Dillon pointed out that the nonprofit center offers a long list of services beyond abortion.

“It is a busy health center. We have patients traveling from Idaho, especially the Moscow area, Lewiston and elsewhere,” Dillon said. “Patients come to us because they don’t have anywhere else to go. There have been attacks on access to abortion, and it’s something that we really fight for and believe should be safe and legal and accessible.”

The Pullman center was shut down for six months after an arsonist set the clinic on fire in September 2015. Pullman Police Department Cmdr. Chris Tennant said a suspect was never identified, and the case remains unsolved. Video surveillance inside the building showed a flammable object thrown through a window; no one was inside, and no injuries were reported.

Dillon said the dearth of sexual health options leads many to the available crisis pregnancy centers, and he finds the information they provide dubious.

“I have to think that crisis pregnancy centers often run with a hidden agenda to block patients access to accurate info about all their options,” he said. “They are not medical clinics.
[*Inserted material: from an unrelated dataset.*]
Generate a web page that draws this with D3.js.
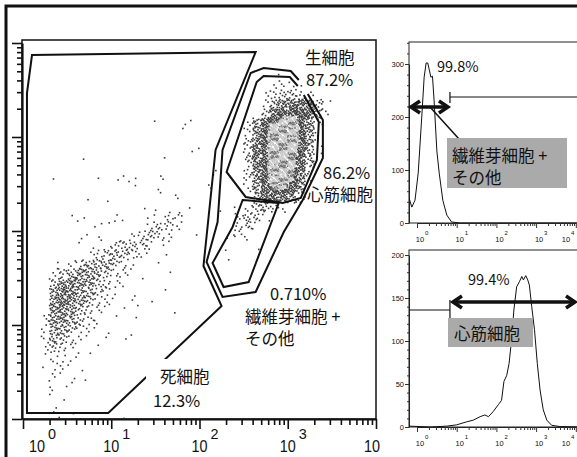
<!DOCTYPE html>
<html>
<head>
<meta charset="utf-8">
<script src="https://cdn.jsdelivr.net/npm/d3@7"></script>
<style>
  body { margin: 0; background: #fff; }
  svg { display: block; }
  text { font-family: "Noto Sans CJK JP", "Noto Sans", sans-serif; fill: #111; }
  .num { font-family: "Liberation Sans", Arial, sans-serif; }
</style>
</head>
<body>
<svg id="chart" width="577" height="457"></svg>
<script>
// scatter density: 0.1-decade cells, rows from 10^4 (top) down to 10^0,
// columns from 10^0 to 10^4, count per cell in base 36 (0-9, a-z). trailing zeros omitted
const scatterRows = [
  "", "", "",
  "00000000000000000000000000001",
  "000000000000000000000000000023310",
  "000000000000000000000000000258852",
  "0000000000000000000000000003ckooi81",
  "0000000000000000000000000008ouuuqc2",
  "00000000000000100011000002euwyyug3",
  "00000000000000000010000004iuzzzug2",
  "00000000000000000000000007kuzzzue2",
  "00000000000000000002000006muzzzsc1",
  "00000010000000001000000007muzzzqa",
  "00000000000000000000010005kuzzyo6",
  "00010000101120020000010004iuyywk3",
  "00000000000010020000020003eswwqc",
  "000000010100000002000000008mqme4",
  "000000000000010100100011038a62",
  "00000120002100205400000048620",
  "00000000210000467300000056200",
  "00000011200036852001000232",
  "000000110257863110000000001",
  "000000015798521010000010",
  "0001036abb7410010000000100",
  "00037beeb84310001",
  "0008gjge853101",
  "000emkeb641010001",
  "000gmje8431011100",
  "001gje85310100000100",
  "003ggb7420101",
  "003ec74211",
  "003b842101011",
  "0027521010",
  "0013211100",
  "0012211",
  "00121101",
  "0002110",
  "00011",
  "0001",
  "00011100000100"
].map(s => s.padEnd(40, "0"));

// gates, in decades [log10 x, log10 y]
const deadGate = [[0.045,0.064],[0.966,0.064],[2.25,1.202],[2.045,1.628],[2.182,2.862],
  [2.636,3.904],[0.102,3.872],[0.045,3.468]];
const liveGate = [[3.125,3.606],[3.034,3.702],[2.727,3.734],[2.58,3.681],[2.261,2.862],
  [2.205,2.096],[2.08,1.67],[2.261,1.298],[2.636,1.351],[2.955,1.989],[3.17,2.33],
  [3.398,2.777],[3.398,3.181],[3.227,3.457]];
const cardioGate = [[3.114,3.543],[3.023,3.638],[2.727,3.649],[2.648,3.585],[2.307,2.628],
  [2.523,2.362],[2.943,2.298],[3.148,2.351],[3.33,2.755],[3.352,3.16],[3.182,3.447]];
const fibroGate = [[2.489,2.33],[2.898,2.298],[2.557,1.457],[2.273,1.404],[2.148,1.66],[2.375,2.043]];

const decades = [0, 1, 2, 3, 4];

// histogram traces (x in decades, y = count)
const fibroLog   = [-0.2,-0.13,-0.05,0.03,0.12,0.18,0.23,0.27,0.31,0.35,0.39,0.43,0.5,0.56,0.65,0.75,0.87,1.08,4.3];
const fibroCount = [47,30,43,94,200,275,302,302,289,275,277,232,136,94,43,15,2,0,0];
const cardioLog   = [-0.2,0.35,0.75,1.0,1.25,1.42,1.59,1.71,1.8,1.92,2.05,2.13,2.19,2.26,2.32,2.39,2.44,
  2.51,2.58,2.64,2.68,2.74,2.79,2.83,2.89,2.96,3.03,3.1,3.18,3.27,3.39,3.6,4.3];
const cardioCount = [1,0,1,2.5,6,8,12,14,12,18,26,31,53,60,74,105,136,163,169,175,171,176,171,165,
  140,113,74,43,20,8,2,0.5,0];
const histGate = 0.83;   // marker boundary, decades

const svg = d3.select("#chart");

// outer frame
svg.append("path").attr("d", "M6,457V6H577").attr("fill", "none").attr("stroke", "#111").attr("stroke-width", 3);

// ================= main dot plot =================
const mx = d3.scaleLog().domain([1, 1e4]).range([23, 376]);
const my = d3.scaleLog().domain([1, 1e4]).range([419, 43]);
const dx = d => mx(Math.pow(10, d));
const dy = d => my(Math.pow(10, d));
const isMajor = v => Math.abs(Math.log10(v) - Math.round(Math.log10(v))) < 1e-6;

svg.append("rect").attr("x", 22).attr("y", 40).attr("width", 354).attr("height", 379)
  .attr("fill", "none").attr("stroke", "#111").attr("stroke-width", 1.5);

const counts = scatterRows.map(s => Array.from(s, ch => parseInt(ch, 36)));
const cnt = (r, c) => (r < 0 || r > 39 || c < 0 || c > 39) ? 0 : counts[r][c];
function halton(k, b) { let f = 1, v = 0; while (k > 0) { f /= b; v += f * (k % b); k = Math.floor(k / b); } return v; }
// smoothed density at a point (cell units, row axis pointing down)
function density(col, row) {
  const fx = col - 0.5, fy = row - 0.5, c0 = Math.floor(fx), r0 = Math.floor(fy), tx = fx - c0, ty = fy - r0;
  return cnt(r0, c0) * (1 - tx) * (1 - ty) + cnt(r0, c0 + 1) * tx * (1 - ty)
       + cnt(r0 + 1, c0) * (1 - tx) * ty + cnt(r0 + 1, c0 + 1) * tx * ty;
}

// spread each cell's count over the cell (rotated Halton points, no randomness)
const dots = [];
counts.forEach((row, r) => {
  row.forEach((n, c) => {
    const cell = r * 40 + c;
    const h1 = (cell * 0.6180339887) % 1, h2 = (cell * 0.4142135624) % 1;
    for (let i = 0; i < n; i++) {
      const u = (halton(i + 1, 2) + h1) % 1, v = (halton(i + 1, 3) + h2) % 1;
      dots.push({ x: (c + u) / 10, y: (39 - r + v) / 10, d: density(c + u, r + 1 - v), i: i });
    }
  });
});
svg.append("g").selectAll("rect").data(dots).join("rect")
  .attr("x", d => dx(d.x) - 0.8).attr("y", d => dy(d.y) - 0.8)
  .attr("width", 1.6).attr("height", 1.6)
  .attr("fill", d => d.d >= 31 ? (d.i % 3 === 0 ? "#6e6e6e" : "#c6c6c6") : "#3a3a3a");

// gates
const gateLine = d3.line().x(d => dx(d[0])).y(d => dy(d[1]));
const gates = svg.append("g").attr("fill", "none").attr("stroke", "#111").attr("stroke-width", 2)
  .attr("stroke-linejoin", "miter");
gates.append("path").attr("d", gateLine(deadGate) + "Z");
gates.append("path").attr("d", gateLine(liveGate));
gates.append("path").attr("d", gateLine(cardioGate));
gates.append("path").attr("d", gateLine(fibroGate) + "Z");

// axes
const gx = svg.append("g").attr("transform", "translate(0,419)")
  .call(d3.axisBottom(mx).tickValues(mx.ticks()).tickFormat("").tickSizeOuter(0));
gx.selectAll(".tick line").attr("y2", d => isMajor(d) ? 10 : 6).attr("stroke", "#111").attr("stroke-width", 1.6);
gx.select(".domain").attr("stroke", "#111").attr("stroke-width", 2.2);

const gy = svg.append("g").attr("transform", "translate(22,0)")
  .call(d3.axisLeft(my).tickValues(my.ticks()).tickFormat("").tickSizeOuter(0));
gy.selectAll(".tick line").attr("x2", d => isMajor(d) ? -10 : -5).attr("stroke", "#111").attr("stroke-width", 1.6);
gy.select(".domain").attr("stroke", "#111").attr("stroke-width", 2.2);

decades.forEach(e => {
  const tx = mx(Math.pow(10, e)) + (e === 0 ? 14 : (e === 4 ? -4 : 0));
  svg.append("text").attr("class", "num").attr("x", tx).attr("y", 452).attr("text-anchor", "middle")
    .attr("font-size", 17).attr("textLength", 16).attr("lengthAdjust", "spacingAndGlyphs").text("10");
  if (e < 4) {
    svg.append("text").attr("class", "num").attr("x", tx + 11).attr("y", 439)
      .attr("font-size", 15).attr("textLength", 8).attr("lengthAdjust", "spacingAndGlyphs").text(e);
  }
});

// gate labels
svg.append("rect").attr("x", 146).attr("y", 359).attr("width", 68).attr("height", 28).attr("fill", "#fff");
const labels = [
  ["生細胞", 305, 64], ["87.2%", 306, 86],
  ["86.2%", 323, 179], ["心筋細胞", 307, 201],
  ["0.710%", 270, 300], ["繊維芽細胞 +", 245, 323], ["その他", 245, 345],
  ["死細胞", 160, 383], ["12.3%", 153, 407]
];
svg.append("g").selectAll("text").data(labels).join("text")
  .attr("x", d => d[1]).attr("y", d => d[2]).attr("font-size", 16.5).text(d => d[0]);

// ================= histograms =================
const hx = d3.scaleLog().domain([1, 1e4]).range([417, 575.8]);
const hLeft = 409, hRight = 580;

function histogram(top, base, yScale, ticks, minor, xs, ys, id) {
  svg.append("clipPath").attr("id", id).append("rect")
    .attr("x", hLeft).attr("y", top).attr("width", hRight - hLeft).attr("height", base - top);
  svg.append("rect").attr("x", hLeft).attr("y", top).attr("width", hRight - hLeft).attr("height", base - top)
    .attr("fill", "none").attr("stroke", "#222").attr("stroke-width", 1);

  const ay = svg.append("g").attr("transform", `translate(${hLeft},0)`)
    .call(d3.axisLeft(yScale).tickValues(minor).tickSizeOuter(0)
      .tickFormat(v => ticks.includes(v) ? v : ""));
  ay.selectAll(".tick line").attr("x2", d => ticks.includes(d) ? -4 : -2).attr("stroke", "#333");
  ay.selectAll(".tick text").attr("class", "num").attr("font-size", 7.5).attr("x", -5).attr("fill", "#222");
  ay.select(".domain").attr("stroke", "#222");

  const xt = hx.ticks().filter(v => hx(v) >= hLeft && hx(v) <= 577);
  const ax = svg.append("g").attr("transform", `translate(0,${base})`)
    .call(d3.axisBottom(hx).tickValues(xt).tickFormat("").tickSizeOuter(0));
  ax.selectAll(".tick line").attr("y2", d => isMajor(d) ? 5 : 3).attr("stroke", "#333");
  ax.select(".domain").attr("stroke", "#222");
  decades.forEach(e => {
    // the last label sits against the page edge
    const tx = Math.min(hx(Math.pow(10, e)) + 3, 566);
    svg.append("text").attr("class", "num").attr("x", tx).attr("y", base + 19).attr("text-anchor", "middle")
      .attr("font-size", 7.5).attr("fill", "#222").text("10");
    svg.append("text").attr("class", "num").attr("x", tx + 5).attr("y", base + 12)
      .attr("font-size", 6).attr("fill", "#222").text(e);
  });

  const trace = d3.line().x((d, i) => hx(Math.pow(10, xs[i]))).y((d, i) => yScale(ys[i]));
  svg.append("path").attr("clip-path", `url(#${id})`).attr("d", trace(xs))
    .attr("fill", "none").attr("stroke", "#111").attr("stroke-width", 1);
}

const hyA = d3.scaleLinear().domain([0, 300]).range([223, 64]);
histogram(42, 223, hyA, [0, 100, 200, 300], d3.range(0, 341, 20), fibroLog, fibroCount, "clipA");
const hyB = d3.scaleLinear().domain([0, 200]).range([427, 255]);
histogram(250, 427, hyB, [0, 50, 100, 150, 200], d3.range(0, 201, 10), cardioLog, cardioCount, "clipB");

function arrow(x1, x2, y) {
  const g = svg.append("g").attr("fill", "none").attr("stroke", "#111").attr("stroke-width", 3.5)
    .attr("stroke-linejoin", "miter");
  g.append("path").attr("d", `M${x1 + 2},${y}H${x2 - 2}`);
  g.append("path").attr("d", `M${x1 + 11},${y - 6}L${x1 + 2},${y}L${x1 + 11},${y + 6}`);
  g.append("path").attr("d", `M${x2 - 11},${y - 6}L${x2 - 2},${y}L${x2 - 11},${y + 6}`);
}
const gxPix = hx(Math.pow(10, histGate));

// top: fibroblast marker
svg.append("path").attr("d", `M${gxPix},92V103M${gxPix},97H577`).attr("stroke", "#111").attr("stroke-width", 1.2).attr("fill", "none");
arrow(hLeft, gxPix, 107);
svg.append("path").attr("d", "M430,107L459,139").attr("stroke", "#111").attr("stroke-width", 1.5);
svg.append("text").attr("x", 437).attr("y", 72).attr("font-size", 14.5).text("99.8%");
svg.append("rect").attr("x", 447).attr("y", 138).attr("width", 120).attr("height", 50).attr("fill", "#aaaaaa");
svg.append("text").attr("x", 452).attr("y", 162).attr("font-size", 16.5).text("繊維芽細胞 +");
svg.append("text").attr("x", 452).attr("y", 184).attr("font-size", 16.5).text("その他");

// bottom: cardiomyocyte marker
svg.append("path").attr("d", `M${gxPix},300V319M${hLeft},310H${gxPix}`).attr("stroke", "#111").attr("stroke-width", 1.2).attr("fill", "none");
arrow(gxPix + 1, 577, 302);
svg.append("text").attr("x", 468).attr("y", 285).attr("font-size", 14.5).text("99.4%");
svg.append("rect").attr("x", 448).attr("y", 318).attr("width", 85).attr("height", 29).attr("fill", "#aaaaaa");
svg.append("text").attr("x", 454).attr("y", 340).attr("font-size", 16.5).text("心筋細胞");
</script>
</body>
</html>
But they portray themselves as such. They are unregulated because often they are unlicensed medical facilities and don’t have the same standards to protect patient privacy records.”

The U.S. Supreme Court heard arguments in March in a case seeking to require licensed and unlicensed crisis pregnancy centers to inform patients about contraception, abortion and prenatal care. Several left-leaning justices as well as those on the right appeared to side with striking the regulations imposed on the crisis pregnancy centers, saying the regulations unfairly targeted the centers specifically.

Regrettable departure

Public Health nurse Mike Larson said the North Central District dropped reproductive health services after its only qualified nurse retired and the position went unfilled. Larson said affordable sexual health care is an essential resource and encouraged anyone needing it to rigorously research options.

“We provided all options, and our education was as factual and non-biased as possible,” Larson said. “That’s an important thing. I regret not being able to fill that.”

The clinic didn’t provide abortion services, but navigating the various regulatory hoops to secure federal and state funding for any kind of reproductive care was difficult, Larson said. He said two of the seven public health districts in Idaho recently canceled reproductive health options.

“The inability to secure a practitioner was the main cause,” he said. “I don’t think it’s a coincidence that the two smallest (health districts) were the first to go. I wish we had the magic touch or silver bullet to solve this problem. Removing ourselves from those programs was one of the hardest growth changes this organization has gone through. We view it as a core function. We have a passion for that and believe in how important those services were, and we still do.”

Her own reasons

Lawless’ Reliance Center had its grand opening Friday. Like any woman navigating the often black-and-white abortion debate, Lawless has her own reasons for being pro-life. She said she was born after numerous doctors advised her mothers to abort. Her mother was a nurse herself and was told by physicians that the possible complications were too much of a risk and that she should terminate the pregnancy.

Lawless said her mother choosing to have her emboldened her own feelings on the importance of having children in an unplanned pregnancy, and she felt a call to give back. She also had an unplanned pregnancy in her 20s, and she said she wouldn’t go back and change her mind and couldn’t be happier with her 14-year-old daughter.

“I always just felt like I want to give back and help people realize they can live an abundant life; I want to make a difference in this community,” she said. “Lots of women find out they’re pregnant and are in a situation where they need to know all their options. There are some who like to push certain options, but I think women need to know all of their options.”